The School for Good & Evil is an epic journey into a dazzling new world, where the only way out of a fairy tale is to live through one.
I found it hard to get into The School for Good and Evil as the plot is very slow. I can see it being a Disney movie or tv series but the novel format was way too long and I found I had to push myself to keep reading.
Firstly I wasn't a fan of Sophie, I found her super annoying. She was so immature and over the top about everything. It also made me so mad how she was using Agatha who was supposedly her 'friend'. She's so vain and I couldn't stand her for most of the novel.
On the other than I liked Agatha. She had some great one liners and I liked how she isn't like the typical cookie cutter characters we usually get in books. I love how she pokes fun at princesses and fairytales and such.
The plot was all over the place. In the beginning I felt like the author knew what they were doing, it was slow but clear but then it went off and I felt like there was no point we were aiming towards. The story would get fast paced for a few pages and then get so slow; I would read 20 pages and feel like I had read 100. The last 20% was what saved it for me. The ending was really good and I was hooked and couldn't stop reading.

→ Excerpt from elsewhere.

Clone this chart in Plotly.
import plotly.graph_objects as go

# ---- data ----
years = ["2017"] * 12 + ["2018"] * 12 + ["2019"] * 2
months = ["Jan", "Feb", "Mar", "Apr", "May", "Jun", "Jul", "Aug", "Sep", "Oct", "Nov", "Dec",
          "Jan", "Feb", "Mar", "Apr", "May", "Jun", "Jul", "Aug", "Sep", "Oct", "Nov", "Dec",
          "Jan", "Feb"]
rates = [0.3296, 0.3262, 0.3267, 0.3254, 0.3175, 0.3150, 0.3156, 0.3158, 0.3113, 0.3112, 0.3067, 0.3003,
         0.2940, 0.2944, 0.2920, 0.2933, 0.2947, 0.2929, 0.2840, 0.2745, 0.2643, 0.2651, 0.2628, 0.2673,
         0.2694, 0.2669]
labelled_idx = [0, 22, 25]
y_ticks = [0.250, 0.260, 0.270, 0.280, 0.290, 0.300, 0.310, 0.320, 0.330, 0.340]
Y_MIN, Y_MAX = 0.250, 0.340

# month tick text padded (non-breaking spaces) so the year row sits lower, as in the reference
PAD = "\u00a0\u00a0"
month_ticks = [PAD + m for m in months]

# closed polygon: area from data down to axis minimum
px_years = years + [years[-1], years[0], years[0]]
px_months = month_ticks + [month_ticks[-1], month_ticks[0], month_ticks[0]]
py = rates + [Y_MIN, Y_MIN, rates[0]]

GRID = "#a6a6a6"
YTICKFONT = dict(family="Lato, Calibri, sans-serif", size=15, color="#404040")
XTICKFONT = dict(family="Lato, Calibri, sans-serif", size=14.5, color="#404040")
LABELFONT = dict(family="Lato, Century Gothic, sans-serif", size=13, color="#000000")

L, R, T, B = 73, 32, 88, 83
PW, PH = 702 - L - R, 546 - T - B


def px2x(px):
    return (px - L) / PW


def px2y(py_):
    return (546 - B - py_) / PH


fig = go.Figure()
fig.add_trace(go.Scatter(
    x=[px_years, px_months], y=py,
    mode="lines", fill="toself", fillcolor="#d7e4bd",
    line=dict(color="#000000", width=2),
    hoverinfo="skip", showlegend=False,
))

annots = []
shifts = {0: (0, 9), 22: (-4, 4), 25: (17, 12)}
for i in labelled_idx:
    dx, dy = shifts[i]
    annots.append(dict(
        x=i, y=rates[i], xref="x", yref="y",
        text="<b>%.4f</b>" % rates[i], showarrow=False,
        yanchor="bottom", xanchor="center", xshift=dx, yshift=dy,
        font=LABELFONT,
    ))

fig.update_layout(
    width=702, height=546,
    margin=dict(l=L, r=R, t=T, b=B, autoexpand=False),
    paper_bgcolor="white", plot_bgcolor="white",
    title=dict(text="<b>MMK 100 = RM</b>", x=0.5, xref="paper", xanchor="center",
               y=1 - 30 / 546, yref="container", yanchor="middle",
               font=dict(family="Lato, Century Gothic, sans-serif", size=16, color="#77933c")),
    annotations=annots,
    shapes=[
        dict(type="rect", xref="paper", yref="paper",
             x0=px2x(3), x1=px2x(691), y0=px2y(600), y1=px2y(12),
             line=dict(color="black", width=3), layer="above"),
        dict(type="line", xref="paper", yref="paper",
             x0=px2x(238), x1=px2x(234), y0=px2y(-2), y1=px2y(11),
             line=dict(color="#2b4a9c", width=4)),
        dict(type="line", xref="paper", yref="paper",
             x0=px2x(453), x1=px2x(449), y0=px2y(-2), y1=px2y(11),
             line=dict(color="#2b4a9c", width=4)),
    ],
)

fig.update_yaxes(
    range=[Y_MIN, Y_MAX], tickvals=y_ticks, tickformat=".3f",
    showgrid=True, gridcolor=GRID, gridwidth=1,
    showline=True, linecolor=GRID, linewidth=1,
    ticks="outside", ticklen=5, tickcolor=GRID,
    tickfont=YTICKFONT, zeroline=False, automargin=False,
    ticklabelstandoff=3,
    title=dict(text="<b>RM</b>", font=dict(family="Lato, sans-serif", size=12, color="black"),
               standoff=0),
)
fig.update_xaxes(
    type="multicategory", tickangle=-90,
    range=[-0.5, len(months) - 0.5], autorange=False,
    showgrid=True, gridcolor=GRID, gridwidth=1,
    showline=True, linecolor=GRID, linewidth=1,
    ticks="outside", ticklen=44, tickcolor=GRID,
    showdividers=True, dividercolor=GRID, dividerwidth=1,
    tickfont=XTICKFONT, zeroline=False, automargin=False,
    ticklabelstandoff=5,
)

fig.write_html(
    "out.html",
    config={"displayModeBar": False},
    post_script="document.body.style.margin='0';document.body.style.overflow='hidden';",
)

The setting was very fun. I loved how the 2 schools were complete opposites and how we got the typical fairy tale setting of a big castle with pretty bedrooms and pink and sparkles but then on the flip side we got dungeons and dark forests and monsters. The settings were used very well.
One of the main problems I had with The School For Good and Evil is that there was lots of gender stereotypes going on- I get that it's a play on fairytales and princes and princesses but in 2017 I'd have liked to see those stereotypes being challenged and this book was published in 2013 so it's not that old.
I also wasn't a huge fan of some of its messages. Judging people based on looks, drawing very clear line that there is evil and good and nothing in between etc. I hated how the objective for the girls was to find a prince and get them to ask them o the ball and kiss them. It's the stupidest thing I've ever heard. That message of all you need is a guy is awful to include in a middle grade book where young girls are reading looking towards these characters as role models. I also had a problem with the premise of how evil is ugly and good is pretty- it's a bad message to be sending that appearance equates to morality.
I like it but it's way too long especially for a children's book, the books is 500 pages and with its pacing being all over the place it felt like even more. I'd say it's more for younger YA readers than those who are used to reading middle grade.